結局、美容師さん側からの進言もあるのだろうが「美容師さんって文字読むのが嫌いなんですよ」みたいな話に「ですよね☺️文字読ませないように売れるもの作りますね☺️☺️」で済ませてきた数十年の責任は周辺企業(つーか業界誌)にあるんだよなと自分をグーパンしたと言う話です。
私にとっての“定義“をおいて帰りますね
先述の「ヨモヤマフォト」さんの審査に際して求められた「コメント」に、私が寄せた文章です。
まず、審査させていただく際に私が常に意識している「サロンスタイルとは」という基準を示しておくと、人が主役の作品であるということに主軸を置いています。
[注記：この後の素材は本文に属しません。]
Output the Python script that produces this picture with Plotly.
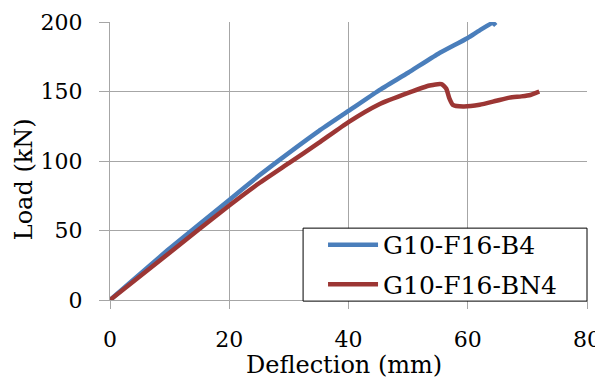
import plotly.graph_objects as go

# Data
b4_x = [0, 10, 20, 25, 28.5, 35, 40, 45, 50, 55, 60, 62, 64.2, 64.7]
b4_y = [0, 37, 72, 89.5, 101, 121.5, 136, 150.5, 163.5, 177, 188.5, 194, 199.3, 197.5]

bn4_x = [0, 10, 20, 25, 30, 35, 40, 45, 50, 53.6, 55.6, 56.4, 56.9, 57.5, 59.2, 62, 64.8, 67, 69, 70.5, 72]
bn4_y = [0, 34, 68, 84, 98.5, 113, 128, 140.5, 149, 154.3, 155.3, 152, 145.2, 140.4, 139.2, 140.4, 143.3, 145.6, 146.5, 147.5, 150]

x_ticks = [0, 20, 40, 60, 80]
y_ticks = [0, 50, 100, 150, 200]

FONT = "DejaVu Serif"
GRID = "#A6A6A6"

fig = go.Figure()
fig.add_trace(go.Scatter(x=b4_x, y=b4_y, mode="lines", name="G10-F16-B4", legendgroup="a",
                         line=dict(color="#4A7EBB", width=4.5, shape="spline", smoothing=0.5)))
fig.add_trace(go.Scatter(x=bn4_x, y=bn4_y, mode="lines", name="G10-F16-BN4", legendgroup="b",
                         line=dict(color="#9C3634", width=4.5, shape="spline", smoothing=0.5)))

fig.update_layout(
    width=595, height=375,
    margin=dict(l=101.5, r=15.5, t=14.3, b=83.3, autoexpand=False),
    plot_bgcolor="white", paper_bgcolor="white",
    font=dict(family=FONT, color="black", size=22),
    showlegend=True,
    legend=dict(x=0.4466, y=0.281, xanchor="left", yanchor="top",
                bgcolor="rgba(0,0,0,0)", borderwidth=0,
                font=dict(family=FONT, size=25), tracegroupgap=4,
                itemwidth=50),
    xaxis=dict(range=[0, 80], tickvals=x_ticks, showgrid=True, gridcolor=GRID, gridwidth=1,
               showline=True, linecolor=GRID, linewidth=1, ticks="outside", ticklen=8,
               tickcolor=GRID, tickfont=dict(family=FONT, size=22), ticklabelstandoff=12,
               zeroline=False, fixedrange=True, automargin=False),
    yaxis=dict(range=[0, 200], tickvals=y_ticks, showgrid=True, gridcolor=GRID, gridwidth=1,
               showline=True, linecolor=GRID, linewidth=1, ticks="outside", ticklen=10,
               tickcolor=GRID, tickfont=dict(family=FONT, size=22), ticklabelstandoff=12,
               zeroline=False, fixedrange=True, automargin=False),
    shapes=[dict(type="rect", xref="paper", yref="paper", x0=0.4048, x1=1.0, y0=-0.004, y1=0.2585,
                 fillcolor="white", line=dict(color="black", width=1), layer="above")],
    annotations=[
        dict(text="Load (kN)", textangle=-90, xref="paper", yref="paper",
             x=-0.181, y=0.433, xanchor="center", yanchor="middle", showarrow=False,
             font=dict(family=FONT, size=24)),
        dict(text="Deflection (mm)", xref="paper", yref="paper",
             x=0.49, y=-0.235, xanchor="center", yanchor="middle", showarrow=False,
             font=dict(family=FONT, size=24)),
    ],
)

fig.write_html("out.html")
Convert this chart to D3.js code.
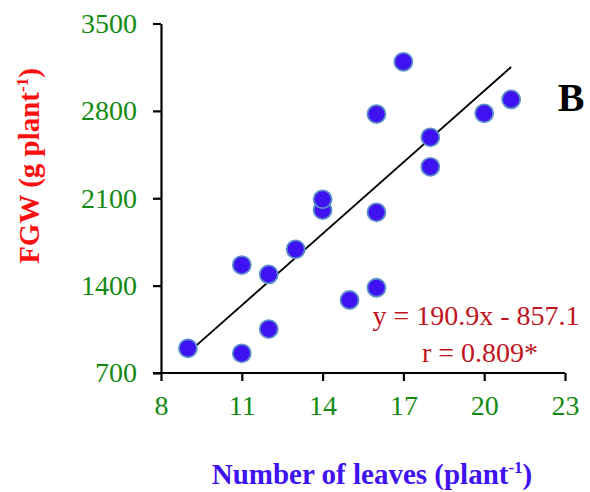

写真としてのムードやヘアメイクが主題でなく、あくまでサロン帰りのその人を撮りましたという雰囲気をたたえていてほしい。そこが私なりのクリエイティブとの違いです。
その上で、票を入れるとなると
・ヘアの色、形、質感がしっかり味わえる
・モデルさんに似合っている
・今のトレンドから一歩踏み込んだ新しさがある
という3つの視点で選んでいますので、今回はこちらの作品にさせていただきました。
今日、口の悪い記事を通して主張しまくりましたが、本来ジャーナルや周辺企業がここまで考えねばならないところを有耶無耶にしているにも関わらず、ここまでの長文コメントを結果発表に際して全文掲載してくださったことに改めてお礼申し上げます。
願わくば、せっかく美容師さんが作るムーブメントだからこそ、この「サロンスタイルとは?/クリエイティブとは?」を、もっとちゃんと言語化していきたいな!と思いはしましたが。
「髪としていきすぎていないからサロンスタイル」?
「ヘアメイク、写真、作品として作り込んでいるからクリエイティブ」??
……基準が明示されていない以上、それぞれの物差しがあっていいとは思うんですが…………😇
それってファッション業界の「モード/トレンド」の線引きと照らしたときどうなのかな?って思ったりもして。
周りに対して遅れてるぞと被害意識を持つわけではないですが、エンタメにしろファッションにしろ、他の業界はそう言う【基準】を内部発生的にご自分でも考えていますよ〜と言うことを残したくなりました。
クリエイティブスタイルもサロンスタイルも、ゆくゆくは街を意識しているんじゃないの😇😇😇
多くのコンテストシーンが、美容業界のM-1になるといいのだが。
ご清聴ありがとうございました。